A New Book Explores Genes, Choice, and Donor Kin

Random FamiliesMany queer families, including my own, began with one parent’s eggs and donor sperm—and donor conception is also an option for many single parents and non-queer fertility-challenged couples. But the sperm of a single anonymous donor may be used to create children for numerous families—and many of these them are connecting to create new networks of kinship that sit at the intersection of chosen and genetic family. A thoughtful new book explores how these networks have evolved and the benefits and challenges for children and parents in them.

Random Families: Genetic Strangers, Sperm Donor Siblings, and the Creation of New Kin, by Rosanna Hertz, professor of sociology and women’s and gender studies at Wellesley College, and Margaret K. Nelson, professor of sociology emerita at Middlebury College, is the result of interviews with 212 parents and 154 of their donor-conceived children. When their children were born, about one-third of the families were two-mom couples, just over half were single parents, and the rest were different-sex couples.

Dr. Rosanna Hertz. Courtesy of Oxford University Press.
Dr. Rosanna Hertz. Courtesy of Oxford University Press.

The authors explore how parents chose donors, how they and/or their children chose to connect with donor siblings, and how the children within a donor network made sense of their donor and each other. They also look in-depth at five different networks, each begun at “a particular historical moment in the creation of donor-sibling networks,” Hertz explained in a phone interview. Each demonstrates “different points of connection and different ways in which people meet donor siblings.” The earliest of the networks studied, for example, began in the 1980s, well before the first online registry for finding donor siblings launched in 2000. The families in this network were, however, one of the first to use an “identity-release” donor, who agreed the children could contact him when they turned 18. Today, many parents join a registry and connect with donor siblings via Facebook and/or in person when their children are still infants.

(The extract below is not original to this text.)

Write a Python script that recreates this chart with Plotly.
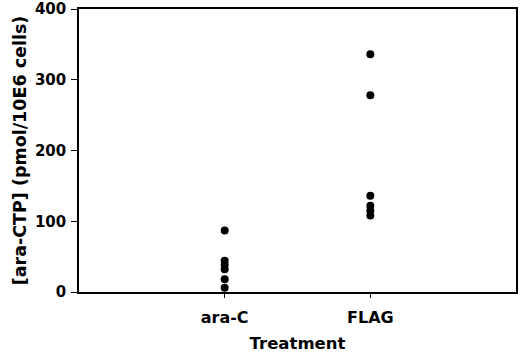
import plotly.graph_objects as go

categories = ["ara-C", "FLAG"]
ara_c_values = [87, 44, 38, 32, 18, 6]
flag_values = [336, 278, 136, 122, 115, 108]
y_ticks = [0, 100, 200, 300, 400]

FONT = "DejaVu Sans, Verdana, sans-serif"

fig = go.Figure()
for i, vals in enumerate([ara_c_values, flag_values]):
    fig.add_trace(go.Scatter(
        x=[i] * len(vals), y=vals, mode="markers",
        marker=dict(color="black", size=8), showlegend=False, cliponaxis=False))

fig.update_layout(
    width=520, height=353,
    margin=dict(l=79, r=4, t=9, b=61),
    paper_bgcolor="white", plot_bgcolor="white",
    font=dict(family=FONT, color="black"),
)
fig.update_xaxes(
    range=[-1, 2], tickmode="array", tickvals=[0, 1],
    ticktext=[f"<b>{c}</b>" for c in categories],
    tickfont=dict(size=16), ticks="outside", ticklen=4, tickcolor="black",
    ticklabelstandoff=6,
    showline=True, linecolor="black", linewidth=1.5, mirror=True,
    showgrid=False, zeroline=False, automargin=False,
    title=dict(text="<b>Treatment</b>", font=dict(size=16.5), standoff=12),
)
fig.update_yaxes(
    range=[0, 400], tickmode="array", tickvals=y_ticks,
    ticktext=[f"<b>{v}</b>" for v in y_ticks],
    tickfont=dict(size=15), ticks="outside", ticklen=6, tickcolor="black",
    ticklabelstandoff=2, ticklabeloverflow="allow",
    showline=True, linecolor="black", linewidth=1.5, mirror=True,
    showgrid=False, zeroline=False, automargin=False,
    title=dict(text="<b>[ara-CTP] (pmol/10E6 cells)</b>", font=dict(size=17.5), standoff=4),
)
fig.write_html("out.html", config={"displayModeBar": False},
               post_script="document.body.style.margin='0';")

Meeting donor kin “is a way to expand family in all kinds of new directions, particularly as families have begun to shrink in America and people begin to both search for their origins and look for new ways to create a form of choice family,” Hertz said. Unlike other forms of “chosen families,” however, “It is different in this case because people are connecting with their biological relatives.”

Some donor siblings and their parents developed close bonds and ongoing relationships; others had more limited interactions. “Like any group you join, you’re going to have to work at creating those relationships,” she noted. She stressed, however, “It’s the children who are the connection within these networks. The parents are fostering relationships for their children, not for themselves. Some of the parents did become friendly, but it wasn’t their motive for getting together.”

The stress on genetic ties recedes, to be replaced by an emphasis on the choice that the participation in these groups—and the dynamic affiliations that form within them—actually represents.

These networks embody a contradiction between how genes do and don’t matter. Prospective parents “spend a lot of care and time trying to figure out the best donor that will fit within their family,” Hertz said, but then “shelve the donor as part of their everyday family life.” If families choose to connect with donor siblings, however, “The whole issue of genetics becomes problematic again.” Many children had initially assumed that the donor was unique to them, and were “shocked” to realize the donor was “a shared collective good.” Kids in two-mom families sometimes felt that “by acknowledging that these children were their siblings, it undermined the whole idea of creating family within a lesbian context. They were much more hesitant and felt like they were betraying their non-genetic mom—or both their moms and the way they created the family—even though it was oftentimes the moms who prompted the family to search and were willing to meet other families.”

Over time, however, the authors write, “the stress on genetic ties recedes, to be replaced by an emphasis on the choice that the participation in these groups—and the dynamic affiliations that form within them—actually represents.”

Many of them felt this was the first group they could really talk to about being donor-conceived and about their unique donor.

Importantly, the children found multiple benefits in meeting donor siblings. “It helped them understand idiosyncratic things about themselves that they didn’t find within their own families,” Hertz explained. Most of the children, even in populous urban areas, did not know any other donor-conceived children. In meeting their donor siblings, therefore, “Many of them felt this was the first group they could really talk to about being donor-conceived and about their unique donor.” Most of the parents in the most recently formed network, with children under five years old, said the kids didn’t yet fully grasp who the donor siblings were to them, but the adults hoped they would reap the benefits as they grew.

“I think kids do benefit from this,” Hertz affirmed. “The kids say it was a good thing to know the other kids out there who share their donor.” Even when there wasn’t a strong sense they were going to continue those relationships, they indicated “maybe they would draw on them in the future.”

Connecting with donor kin “means that you’re acknowledging that there’s something beyond the nuclear family that exists out there,” Hertz noted, but affirmed, “It does take what was a market transaction [buying sperm] and makes it something that is incredibly intimate. That’s been a positive that everyone I’ve interviewed talks about.”

Grounded in academic research, Random Families is nevertheless an accessible and informative read for anyone who has or is considering donor conception in their family.

((Originally published as my Mombian newspaper column. Disclosure: I work at Wellesley College, although not with Hertz or in her department. I also independently helped her with some initial outreach for participants in this study.)